El Consorcio de la Zona Franca de Barcelona defiende un nuevo modelo económico para la capital catalana y toda el área metropolitana que afronte con garantías el futuro, sin dar la espalda a la industria, que ha sido siempre el gran motor y la característica diferencial del conjunto de Catalunya. Esa industria, sin embargo, es hoy muy diferente a lo que fue. Desde 2020, el Consorci, que preside como delegado especial del Estado Pere Navarro, organiza el evento BNEW, la Barcelona New Economy Week.

Se trata de que Barcelona refuerce su papel como ciudad innovadora y profundice en áreas como las tecnologías de la información, que ya suponen el 9% del PIB catalán. También se busca un papel más activo en el sector de la movilidad, con el gran reto que supone la electrificación –que se ha puesto en cuestión en determinados círculos. El BNEW también entra de lleno en la sanidad, con la innovación biomédica como bandera y en la Inteligencia Artificial. Se trata de atraer talento, de ofrecer confianza, y de establecer sinergias entre el ámbito público y el privado, para que Barcelona, como gran mancha urbana en el contexto europeo, pueda perfilarse en el futuro.

La ambición es grande, y el esfuerzo notable. El Consorci de la Zona Franca está alineado con los proyectos que también tiene el Ayuntamiento de Barcelona. El nuevo Govern de la Generalitat quiere empujar en ese mismo sentido, con la innovación y la reforma de la administración. Pero el mundo también presenta otros modelos, y no está claro quién podrá aportar más beneficios al conjunto.

Porque Barcelona tiene delante a Madrid. La capital española ha avanzado a pasos agigantados utilizando sus propios instrumentos: el suelo. Los proyectos del Madrid Nuevo Norte son de unas dimensiones impensables en Barcelona. La paradoja es que la capital catalana podría aprovechar el empuje de Madrid, y, al mismo tiempo, animar a que esa gran capital sea cada vez más grande y poderosa. ¿Es una contradicción?

No lo es para los que llevan tiempo estudiando el modelo de Madrid. El arquitecto Fernando Caballero lo explica en su libro Madrid DF, que ha publicado --¡vaya!—una editorial catalana: Arpa. Caballero escribe sobre el Madrid “de los despachos”, que, sin demasiado ruido, han ido dibujando una ciudad con mucha ambición, capaz de competir con las grandes ciudades del mundo, con Londres, París o Miami –buscando la referencia americana.

“Mientras se planificaba la expansión de Barajas y los antiguos monopolios se convertían en multinacionales globales, Madrid diseñaba un plan a medida”, señala Caballero, convencido de que la capital española debe llegar a los diez millones de habitantes –tiene ahora siete—y ser un gran centro conectado con muchos otros “nudos” en España, para aprovechar la dinámica mundial en la que sólo las grandes ciudades tendrán un papel destacable en la economía global.

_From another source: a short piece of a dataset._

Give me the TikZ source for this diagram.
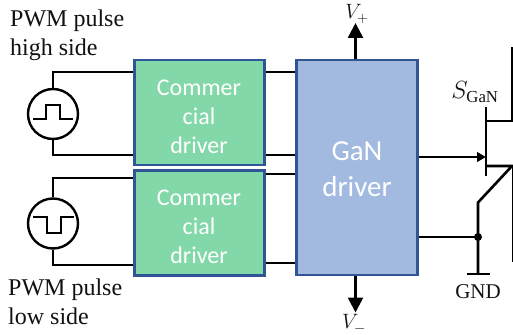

Lo que intenta Barcelona es de suma importancia, pero la capital catalana tiene unas limitaciones físicas importantes. Debe –y está en ello—contar con el área metropolitana, y llegar a esa metrópolis de cinco millones de personas. Pero hace falta algo más.

Lo que plantea Caballero y que el tejido empresarial madrileño ha entendido hace mucho tiempo puede entrar en colisión con Barcelona, con esa idea de ser una las ciudades más atractivas para vivir en el mundo, con la innovación y las nuevas tecnologías como enganche. O puede resultar una oportunidad enorme para establecer complicidades que beneficien al conjunto de los ciudadanos.

El momento es idóneo, porque se vuelve a discutir sobre proyectos tangibles, sobre inversiones, sobre necesidades, sobre proyectos colectivos posibles.